(Supplied data):
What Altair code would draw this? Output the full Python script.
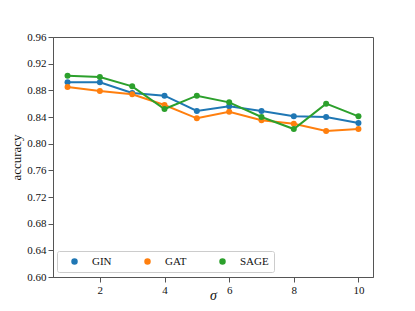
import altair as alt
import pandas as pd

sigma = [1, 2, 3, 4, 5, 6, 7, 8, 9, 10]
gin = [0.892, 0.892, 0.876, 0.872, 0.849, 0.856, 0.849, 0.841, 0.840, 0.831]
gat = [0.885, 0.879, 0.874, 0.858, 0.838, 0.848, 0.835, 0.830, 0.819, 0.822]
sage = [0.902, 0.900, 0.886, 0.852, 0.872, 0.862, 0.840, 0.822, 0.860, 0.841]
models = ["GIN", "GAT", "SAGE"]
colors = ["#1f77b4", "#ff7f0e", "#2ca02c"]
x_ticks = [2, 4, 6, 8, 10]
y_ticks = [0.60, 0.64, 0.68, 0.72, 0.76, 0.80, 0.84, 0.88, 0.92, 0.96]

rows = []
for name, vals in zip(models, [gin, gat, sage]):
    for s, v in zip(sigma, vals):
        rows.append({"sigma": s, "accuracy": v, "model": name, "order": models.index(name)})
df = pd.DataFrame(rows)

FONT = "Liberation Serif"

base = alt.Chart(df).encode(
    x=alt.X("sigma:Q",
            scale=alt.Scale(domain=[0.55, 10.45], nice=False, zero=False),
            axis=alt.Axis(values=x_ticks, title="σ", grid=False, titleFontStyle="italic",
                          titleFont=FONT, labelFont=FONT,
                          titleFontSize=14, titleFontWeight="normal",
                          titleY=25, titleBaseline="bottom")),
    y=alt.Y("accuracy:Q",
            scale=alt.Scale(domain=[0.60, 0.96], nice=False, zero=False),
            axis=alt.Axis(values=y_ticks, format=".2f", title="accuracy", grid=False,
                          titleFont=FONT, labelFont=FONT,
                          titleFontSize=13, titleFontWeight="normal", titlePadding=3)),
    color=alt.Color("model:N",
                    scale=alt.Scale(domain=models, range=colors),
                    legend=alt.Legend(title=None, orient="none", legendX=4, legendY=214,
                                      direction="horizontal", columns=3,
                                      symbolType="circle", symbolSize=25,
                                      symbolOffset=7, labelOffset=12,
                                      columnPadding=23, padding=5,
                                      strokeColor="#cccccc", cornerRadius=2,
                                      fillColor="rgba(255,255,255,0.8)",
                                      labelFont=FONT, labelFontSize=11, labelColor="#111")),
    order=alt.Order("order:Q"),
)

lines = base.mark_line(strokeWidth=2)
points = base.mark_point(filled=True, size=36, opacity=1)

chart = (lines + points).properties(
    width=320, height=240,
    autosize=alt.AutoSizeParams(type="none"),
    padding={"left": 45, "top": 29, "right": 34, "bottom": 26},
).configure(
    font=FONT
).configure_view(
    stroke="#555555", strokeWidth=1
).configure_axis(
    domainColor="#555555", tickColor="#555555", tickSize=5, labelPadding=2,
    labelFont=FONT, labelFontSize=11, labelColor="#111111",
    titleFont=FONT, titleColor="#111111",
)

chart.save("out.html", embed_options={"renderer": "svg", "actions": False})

(Directions for this task): Return the material line for line, from its beginning to the line that contains "0.88, 0.92, 0.96]", with the pictures left out.

(Problem solution):
What Altair code would draw this? Output the full Python script.
import altair as alt
import pandas as pd

sigma = [1, 2, 3, 4, 5, 6, 7, 8, 9, 10]
gin = [0.892, 0.892, 0.876, 0.872, 0.849, 0.856, 0.849, 0.841, 0.840, 0.831]
gat = [0.885, 0.879, 0.874, 0.858, 0.838, 0.848, 0.835, 0.830, 0.819, 0.822]
sage = [0.902, 0.900, 0.886, 0.852, 0.872, 0.862, 0.840, 0.822, 0.860, 0.841]
models = ["GIN", "GAT", "SAGE"]
colors = ["#1f77b4", "#ff7f0e", "#2ca02c"]
x_ticks = [2, 4, 6, 8, 10]
y_ticks = [0.60, 0.64, 0.68, 0.72, 0.76, 0.80, 0.84, 0.88, 0.92, 0.96]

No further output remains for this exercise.